Prisoners at the Category B HMP Parc in Bridgend currently have access to Sky Sports 1 as a reward for "sustained good behaviour".
But the perk is not enough, according to reports, with criminals unhappy that they do not get Sky Sports 2 and 3 - which meant they missed out on Brighton's game against Liverpool in the Carling Cup last Wednesday.
The inmates' complaint to officials has been branded ridiculous by Conservative MP David Davies - who stressed that many people outside of prison could not afford the channels.
Mr Davies, MP for Monmouth, said: "I am aghast we are paying for prisoners to watch Sky TV. What next? Will prisoners be given a box at the Millennium Stadium for rugby matches?
"People should not be put in prison to spend their days watching expensive satellite packages. They should be educated and learn skills for their rehabilitation when they come out.
"It beggars belief they are complaining about this - I haven't even got Sky Sports myself."
Sky charges premises such as prisons around £100 a month for the Sky Sports One package - with an upgrade to the full choice of channels costing a further £78 a month.

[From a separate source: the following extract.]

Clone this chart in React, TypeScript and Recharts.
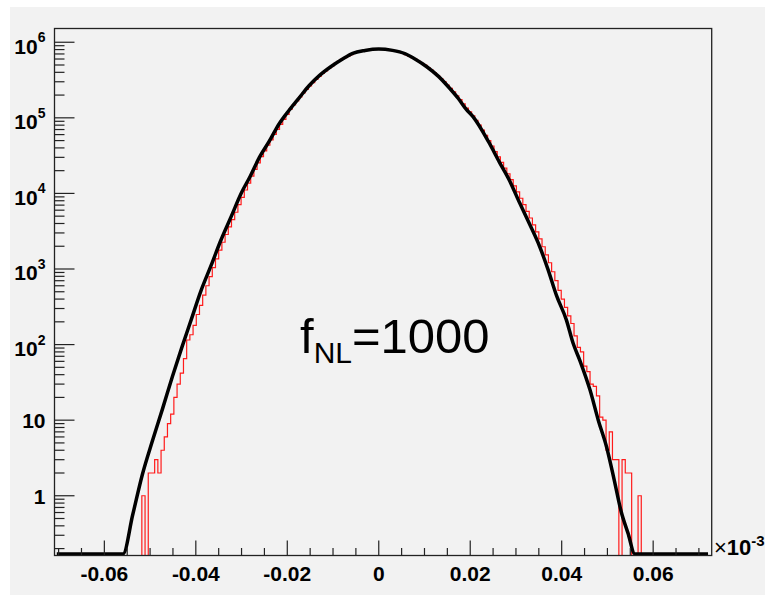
import { Line, LineChart, XAxis, YAxis } from "recharts";

// red histogram: fixed-width bins starting at RED_BIN_START
const RED_BIN_START = -0.0518;
const RED_BIN_WIDTH = 0.0007;
const redCounts = [
  // left tail
  1, 0, 2, 2, 3, 2, 4, 6, 9, 12, 20, 30, 42, 65, 115, 135, 180, 250, 330, 450,
  // left core
  600, 794, 1044, 1365, 1780, 2260, 2860, 3600, 4510, 5630, 7090, 8890, 11100, 13700, 16900, 20800, 25300, 30700,
  36600, 43400, 51200, 60200, 70300, 81800, 95600, 111000, 130000, 148000, 168000, 189000, 213000, 238000, 264000,
  293000, 322000, 353000, 386000, 419000, 452000, 487000, 526000, 560000, 593000, 625000, 656000, 685000, 712000,
  736000, 758000, 776000, 791000, 803000, 810000, 814000,
  // right core
  814000, 810000, 803000, 791000, 776000, 758000, 736000, 712000, 685000, 656000, 625000, 593000, 560000, 526000,
  497000, 462000, 428000, 395000, 362000, 331000, 301000, 272000, 245000, 220000, 196000, 174000, 153000, 135000,
  120000, 106000, 92700, 80100, 68800, 58800, 50100, 42400, 35700, 30400, 25700, 21600, 18200, 15200, 12600, 10500,
  8630, 7090, 5800, 4730, 3840, 3100, 2500, 1970, 1540, 1210,
  // right tail
  920, 700, 520, 400, 310, 240, 190, 130, 92, 80, 52, 44, 30, 28, 21, 11, 10, 4, 7, 3, 3, 0, 3, 2, 2, 0, 0, 1,
];

// black curve
const blackX = [
  -0.0704, -0.0559, -0.0538, -0.0517, -0.0495, -0.0473, -0.0451, -0.043, -0.041, -0.0389, -0.0367, -0.0345, -0.0323,
  -0.0301, -0.0281, -0.0261, -0.024, -0.0218, -0.0196, -0.0174, -0.0152, -0.013, -0.0105, -0.008, -0.0057, -0.003, 0,
  0.003, 0.0057, 0.008, 0.0105, 0.013, 0.0155, 0.0174, 0.0191, 0.0206, 0.024, 0.0264, 0.0285, 0.0308, 0.033, 0.0352,
  0.037, 0.0389, 0.041, 0.0425, 0.044, 0.0462, 0.048, 0.0498, 0.0515, 0.053, 0.0545, 0.056, 0.072,
];
const blackY = [
  0.17, 0.17, 0.56, 1.9, 5.3, 14, 38, 94, 214, 510, 1100, 2420, 4890, 10000, 16900, 30000, 48300, 83000, 126000,
  184000, 268000, 362000, 474000, 596000, 714000, 780000, 815000, 780000, 706000, 596000, 474000, 356000, 246000,
  180000, 130000, 103500, 48300, 25800, 15200, 7500, 3900, 1970, 988, 440, 214, 104, 61, 25, 10, 4.45, 1.6, 0.62,
  0.32, 0.17, 0.17,
];

const xTicks = [
  -0.07, -0.065, -0.06, -0.055, -0.05, -0.045, -0.04, -0.035, -0.03, -0.025, -0.02, -0.015, -0.01, -0.005, 0, 0.005,
  0.01, 0.015, 0.02, 0.025, 0.03, 0.035, 0.04, 0.045, 0.05, 0.055, 0.06, 0.065, 0.07,
];
const xMajorTicks = [-0.06, -0.04, -0.02, 0, 0.02, 0.04, 0.06];
const xMajorLabels = ["-0.06", "-0.04", "-0.02", "0", "0.02", "0.04", "0.06"];

const yMajorTicks = [1, 10, 100, 1000, 10000, 100000, 1000000];
const yMajorBase = ["1", "10", "10", "10", "10", "10", "10"];
const yMajorExp = ["", "", "2", "3", "4", "5", "6"];
const yMinorSteps = [2, 3, 4, 5, 6, 7, 8, 9];

const Y_MIN = 0.162;
const Y_MAX = 1.52e6;
const X_MIN = -0.0709;
const X_MAX = 0.0728;

const W = 755;
const H = 588;
const PLOT = { left: 44.5, top: 21.5, right: 701.7, bottom: 548.5 };

const yMinorTicks = [0.1, ...yMajorTicks.slice(0, -1)].flatMap((d) => yMinorSteps.map((s) => d * s)).filter((v) => v >= Y_MIN);
const yTicks = [...yMajorTicks, ...yMinorTicks].sort((a, b) => a - b);

// zero bins drop below the frame and get clipped
const redData = [
  { x: RED_BIN_START - RED_BIN_WIDTH, y: 0.01 },
  ...redCounts.map((c, i) => ({ x: RED_BIN_START + i * RED_BIN_WIDTH, y: c > 0 ? c : 0.01 })),
  { x: RED_BIN_START + redCounts.length * RED_BIN_WIDTH, y: 0.01 },
];
const blackData = blackX.map((x, i) => ({ x, y: blackY[i] }));

const FONT = "'Liberation Sans', Arial, Helvetica, sans-serif";

const XTick = (props: any) => {
  const { x, y, payload } = props;
  const idx = xMajorTicks.findIndex((t) => Math.abs(t - payload.value) < 1e-9);
  const major = idx >= 0;
  return (
    <g>
      <line x1={x} x2={x} y1={y} y2={y - (major ? 15 : 7.5)} stroke="#222" strokeWidth={1.2} />
      {major && (
        <text x={x} y={y + 25} textAnchor="middle" fontFamily={FONT} fontWeight="bold" fontSize={21} fill="#000">
          {xMajorLabels[idx]}
        </text>
      )}
    </g>
  );
};

const YTick = (props: any) => {
  const { x, y, payload } = props;
  const idx = yMajorTicks.findIndex((t) => Math.abs(t - payload.value) / t < 1e-6);
  const major = idx >= 0;
  const exp = major ? yMajorExp[idx] : "";
  return (
    <g>
      <line x1={x} x2={x + (major ? 20 : 10)} y1={y} y2={y} stroke="#222" strokeWidth={1.2} />
      {major && (
        <text
          x={x - 9}
          y={y + (exp ? 11.5 : 8)}
          textAnchor="end"
          fontFamily={FONT}
          fontWeight="bold"
          fontSize={21}
          fill="#000"
        >
          {yMajorBase[idx]}
          {exp && (
            <tspan dy={-11.5} fontSize={14}>
              {exp}
            </tspan>
          )}
        </text>
      )}
    </g>
  );
};

const App = () => {
  return (
    <div style={{ position: "absolute", left: 10, top: 7, width: W, height: H, background: "#f2f2f2" }}>
      <LineChart
        width={W}
        height={H}
        margin={{ top: PLOT.top, right: W - PLOT.right, left: 0, bottom: H - PLOT.bottom - 30 }}
      >
        <XAxis
          dataKey="x"
          type="number"
          domain={[X_MIN, X_MAX]}
          allowDataOverflow
          ticks={xTicks}
          interval={0}
          tick={XTick}
          tickSize={0}
          tickMargin={0}
          tickLine={false}
          axisLine={false}
          height={30}
        />
        <YAxis
          dataKey="y"
          type="number"
          scale="log"
          domain={[Y_MIN, Y_MAX]}
          allowDataOverflow
          ticks={yTicks}
          interval={0}
          tick={YTick}
          tickSize={0}
          tickMargin={0}
          tickLine={false}
          axisLine={false}
          width={PLOT.left}
        />
        <Line
          data={redData}
          dataKey="y"
          type="stepAfter"
          stroke="#ff1a1a"
          strokeWidth={1.2}
          dot={false}
          isAnimationActive={false}
        />
        <Line
          data={blackData}
          dataKey="y"
          type="monotone"
          stroke="#000"
          strokeWidth={3.5}
          dot={false}
          isAnimationActive={false}
        />
      </LineChart>
      <svg
        width={W}
        height={H}
        style={{ position: "absolute", left: 0, top: 0, pointerEvents: "none" }}
      >
        <rect
          x={PLOT.left}
          y={PLOT.top}
          width={PLOT.right - PLOT.left}
          height={PLOT.bottom - PLOT.top}
          fill="none"
          stroke="#222"
          strokeWidth={1.3}
        />
        <text x={704} y={548} fontFamily={FONT} fill="#000">
          <tspan fontSize={22}>×</tspan>
          <tspan fontSize={22} fontWeight="bold">10</tspan>
          <tspan fontSize={15} fontWeight="bold" dy={-9}>-3</tspan>
        </text>
        <text x={290} y={346} fontFamily={FONT} fill="#000" fontSize={49}>
          f
          <tspan fontSize={30} dy={10}>NL</tspan>
          <tspan dy={-10}>=1000</tspan>
        </text>
      </svg>
    </div>
  );
};

export default App;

For a private house which already has Sky TV, adding the Sky Sports Pack with all channels costs £20 extra a month.
HMP Parc is Wales's only privately-run prison.
Operated by security firm G4S, it houses more than 1,000 convicted male adult prisoners as well as those on remand and convicted young offenders.

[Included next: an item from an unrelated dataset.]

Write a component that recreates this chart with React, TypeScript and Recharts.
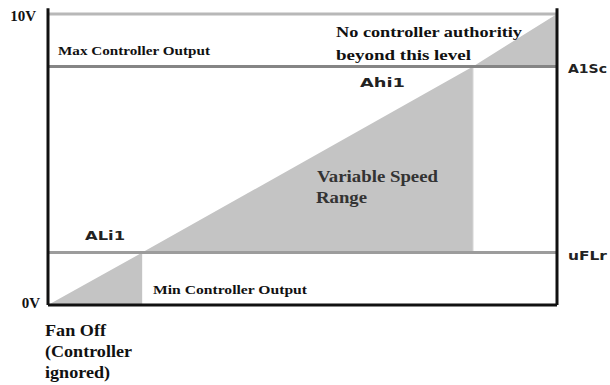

The prison is described by its owners as a "secure but modern environment", with a strong emphasis on reducing re-offending and "enabling individuals to fulfil their potential back in their local communities".
Its facilities include two floodlit all-weather five-a-side football pitches and a modern gym, as well as regular coaching sessions from Cardiff City Football Club.
A statement on HMP Parc's website reads: "We have one of the best prison sporting facilities in the country and it is widely used by both prisoners and staff."
Officials at the prison defended its rewards scheme - saying similar methods were widely used in jails across the UK.
A spokesman said: "The system used is designed to encourage good behaviour among inmates.
"Rewards are only offered where sustained good behaviour has been demonstrated.
"What we are doing at Parc is not different from methods used in prisons in the private and public sector.
"Some prisoners may complain about their lot, but that can happen when a person has a lot of spare time on their hands."